We’re early into 2016, but Robert Kyncl, chief business officer of YouTube isn’t just making predictions for this year; he’s calling it for the decade.
The last time Robert Kyncl, chief business officer of YouTube, delivered a keynote at the Consumer Electronics Show (CES) he made a few predictions. He said that by 2020, 90 percent of all Internet traffic would be video traffic and that 75 percent of all video would be transmitted through the Internet.
Four years later, Cisco estimated that 90 percent of all Internet traffic will be video by 2019, one year ahead of Kyncl’s prediction. Internet’s percentage of video is also slated to be 60 percent by then. But Kyncl, whose last name rhymes with “tinsel,” stands by the number 75.
“This being Vegas, I am doubling down and standing by my prediction because I don’t think digital video will grow linearly; I think it will grow exponentially,” said Kyncl during his CES keynote yesterday. “I think digital video will become the single largest way people spend their time by the end of the decade, other than sleeping and working.”
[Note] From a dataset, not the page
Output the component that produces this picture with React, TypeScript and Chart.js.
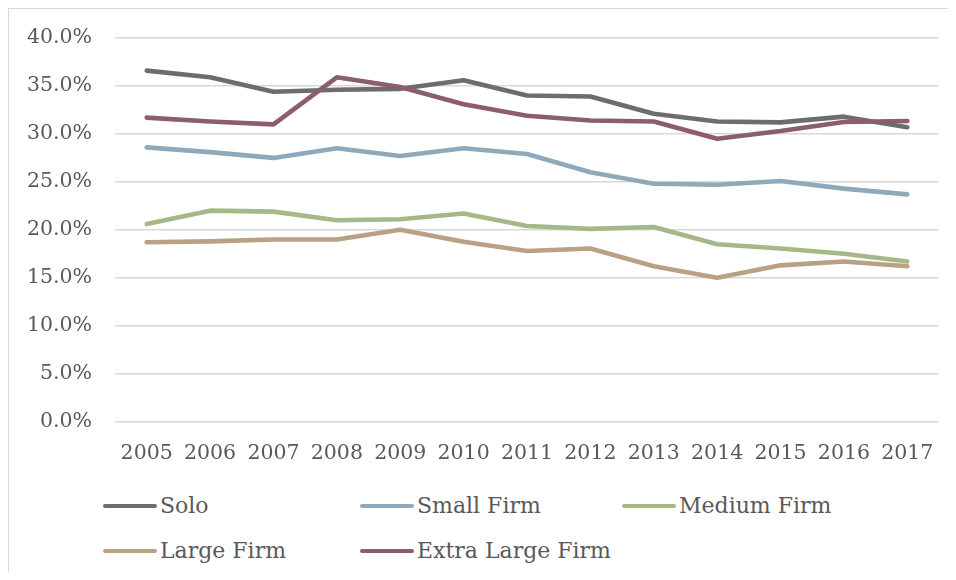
import React, { useEffect, useRef } from "react";
import { Chart, registerables } from "chart.js";

Chart.register(...registerables);

const years = ["2005", "2006", "2007", "2008", "2009", "2010", "2011", "2012", "2013", "2014", "2015", "2016", "2017"];
const seriesNames = ["Solo", "Small Firm", "Medium Firm", "Large Firm", "Extra Large Firm"];
const seriesColors = ["#6d6c71", "#8fa9bb", "#a6b888", "#b9a183", "#8b5d6d"];

const solo = [36.6, 35.9, 34.4, 34.6, 34.7, 35.6, 34.0, 33.9, 32.1, 31.3, 31.2, 31.8, 30.7];
const smallFirm = [28.6, 28.1, 27.5, 28.5, 27.7, 28.5, 27.9, 26.0, 24.8, 24.7, 25.1, 24.3, 23.7];
const mediumFirm = [20.6, 22.0, 21.9, 21.0, 21.1, 21.7, 20.4, 20.1, 20.3, 18.5, 18.05, 17.5, 16.7];
const largeFirm = [18.7, 18.8, 19.0, 19.0, 20.0, 18.75, 17.8, 18.05, 16.2, 15.0, 16.3, 16.7, 16.2];
const extraLargeFirm = [31.7, 31.3, 31.0, 35.9, 34.9, 33.1, 31.9, 31.4, 31.3, 29.5, 30.3, 31.25, 31.35];

const seriesValues = [solo, smallFirm, mediumFirm, largeFirm, extraLargeFirm];

const yMin = 0;
const yMax = 40;
const yStep = 5;

const FONT = "'DejaVu Serif', serif";
const TEXT = "#595959";

export default function App() {
  const canvasRef = useRef<HTMLCanvasElement | null>(null);

  useEffect(() => {
    const canvas = canvasRef.current;
    if (!canvas) return;
    const chart = new Chart(canvas, {
      type: "line",
      data: {
        labels: years,
        datasets: seriesNames.map((name, i) => ({
          label: name,
          data: seriesValues[i],
          borderColor: seriesColors[i],
          backgroundColor: seriesColors[i],
          borderWidth: 4.6,
          borderCapStyle: "round",
          borderJoinStyle: "round",
          pointRadius: 0,
          tension: 0,
          fill: false,
          order: seriesNames.length - i,
        })),
      },
      options: {
        animation: false,
        responsive: false,
        maintainAspectRatio: false,
        layout: { padding: { left: 0, right: 17, top: 29, bottom: 0 } },
        plugins: { legend: { display: false }, tooltip: { enabled: false } },
        scales: {
          x: {
            offset: true,
            grid: { display: false, drawTicks: false },
            border: { display: false },
            ticks: { color: TEXT, font: { family: FONT, size: 20.5 }, padding: 20, maxRotation: 0, autoSkip: false },
            afterFit: (s: any) => {
              s.height = 57.3;
            },
          },
          y: {
            min: yMin,
            max: yMax,
            grid: {
              color: "#d9d9d9",
              lineWidth: 1.5,
              drawTicks: true,
              tickLength: 23,
              tickColor: "rgba(0,0,0,0)",
            },
            border: { display: false },
            ticks: {
              stepSize: yStep,
              color: TEXT,
              font: { family: FONT, size: 20.5 },
              padding: 0,
              callback: (v: any) => Number(v).toFixed(1) + "%",
            },
            afterFit: (s: any) => {
              s.width = 106;
            },
          },
        },
      },
    });
    return () => chart.destroy();
  }, []);

  const legendCols = [94, 351, 613];
  const legendRows = [482, 527];

  return (
    <div
      style={{
        position: "relative",
        width: 947,
        height: 571,
        marginBottom: -8,
        borderTop: "1px solid #d9d9d9",
        borderLeft: "1px solid #d9d9d9",
        fontFamily: FONT,
      }}
    >
      <canvas ref={canvasRef} width={947} height={470} style={{ position: "absolute", left: 0, top: 0, width: 947, height: 470 }} />
      {seriesNames.map((name, i) => (
        <div
          key={name}
          style={{
            position: "absolute",
            left: legendCols[i % 3],
            top: legendRows[Math.floor(i / 3)],
            height: 30,
            display: "flex",
            alignItems: "center",
            whiteSpace: "nowrap",
          }}
        >
          <span
            style={{
              display: "inline-block",
              width: 54,
              height: 4.6,
              borderRadius: 3,
              background: seriesColors[i],
              marginRight: 3,
            }}
          />
          <span style={{ fontSize: 22, color: TEXT, lineHeight: "30px" }}>{name}</span>
        </div>
      ))}
    </div>
  );
}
Here are four words describing why Kyncl thinks digital video will win the decade:
Our world is growing increasingly mobile, with bigger screens, better experiences and more time spent each day. Over the last year, TV viewing dropped 9 percent among 18- to 34-year-olds, while they spent 48 percent more time on YouTube. Mobile was the largest driver of that growth.
Echoing Reed Hastings, the chief executive (CEO) of Netflix who delivered the conference’s opening keynote, Kyncl said mobile devices making consuming content more personal because you’re in total control of the experience.
“Think back to your childhoods: how many of you had to argue and compromise with your parents and siblings when deciding what to watch in the living room? Now how many of you had to do that during the holidays?” asked Kyncl. “The mobile phone is successfully changing the way we consume video into the way we consume books.”
At one time, AMC was for old films, CNN was for watching anchors read you the news from behind a desk and MTV was for music videos. All three of those networks evolved by broadcasting their own original content: Mad Men, Anderson Cooper 360 and The Real World, which has been on for so long that it’s almost too old to be a cast member on itself.
YouTube has had a similar evolution, with one key difference: literally anyone can create content. In the younger generation’s eyes, YouTube stars, who were once normal people doing make-up and video game tutorials, are now bigger celebrities than regular celebrities. Michelle Phan has 7 million subscribers and a growing cosmetics empire, while Swedish gamer PewDiePie is the most-followed person on the entire platform.
“Anyone can create something that anyone can watch and it’s that openness that leads to content diversity,” said Kyncl. “Many of these creators started with nothing but a webcam and a YouTube account.
“It’s a lot more attainable to be the next PewDiePie than to be the next Tom Cruise,” he added.
Music is an integral part of YouTube, which boasts the biggest music library on the planet. Continuing his previous point, Kyncl said that anyone’s music could become a phenomenon on YouTube.
Two of the hottest videos from 2015 were “Hello” by Adele, which garnered nearly 1 billion views within a week; and Silentó, who you most likely never heard of before “Watch Me (Whip/Nae Nae)” went viral. Even Justin Bieber, the platform’s most viewed musical artist, was discovered on YouTube by Scooter Braun long before “YouTube star” was a thing.
Kyncl brought Braun to the stage, adding, “My daughter thinks my job is cool because I know Scooter Braun.”
Braun, who is still Bieber’s manager and one of Time‘s 100 influential people in the world, said the most important thing is not to try and be everything to everyone. If you feel something from a video, it’s likely that someone else does, too.
I have probably typed the word “immersive” 1 million times this week, as it goes hand in hand with virtual reality (VR), which was arguably the star of CES. YouTube got in on the ground floor, investing early in 360-degree video, bringing immersive (1 million and 1!) experiences to virtually everyone with Google Cardboard and partnering with GoPro for on an upcoming – and first commercially-available – 360-degree camera.
“VR is democratic and primed to grow exponentially,” said Kyncl.
If the past three days in Las Vegas were any indication, that’s another prediction for 2020 he can bet on.